Low interest rates pull forward demand and facilitate financing. They have been very good to RH. A $350 million issue of zero-percent convertible senior notes due in 2019, which was privately placed last year, is trading at 99; a $300 million issue of zero-percent convertible senior notes due in 2020, which was privately placed in June, is quoted at 95.5. "We have taken important steps to strengthen our balance sheet," says Boone on the second-quarter video presentation. "As you know, we executed our second zero-coupon convertible debt offering earlier this year, and now have the capital to execute our strategy in any economic environment. It's also important to know that we also executed a hedge transaction that prevents dilution from the convertible bonds until our market cap reaches nearly $8 billion. The hedge is also tax-deductible, further reducing the cost of this extra capital." On Sept. 25, the CFO exercised and sold 20,000 shares through a 10b(5)-1 plan.

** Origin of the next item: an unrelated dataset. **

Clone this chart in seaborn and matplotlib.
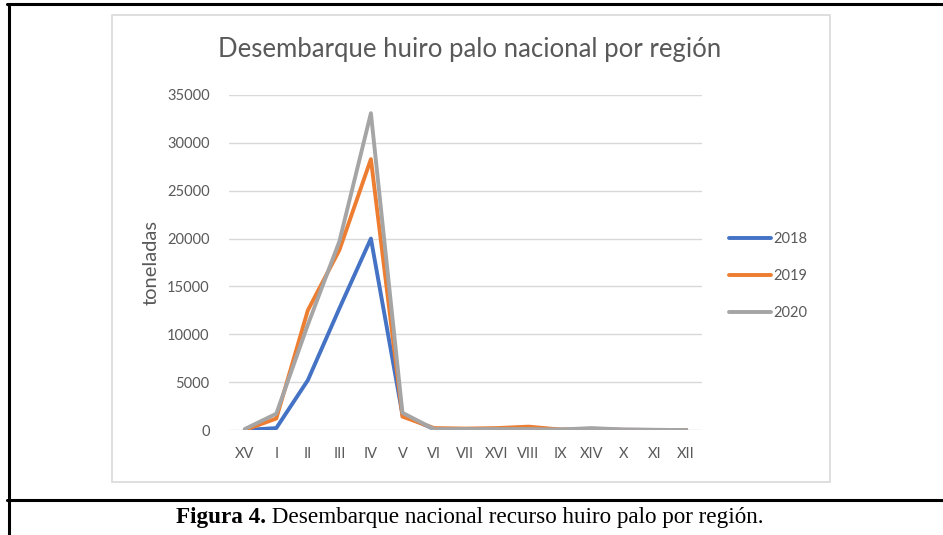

She directly holds no shares.
"A lot of times," Peligal winds up, "a company puts up a string of good quarters, and the beaten-down short-seller throws in the towel and moves on to something else. In other words, RH's success thus far has not necessarily changed anyone's view of what the endgame looks like. Short-sellers are still waiting for signs of a crack--sales growth to decelerate, gross margins to track lower, inventories to push higher, expenses to rise in a reflection of the difficulty of running a bigger, more complex operation. And remember, RH is still an organization which very much goes through Friedman and is a bet on his continuing to execute flawlessly."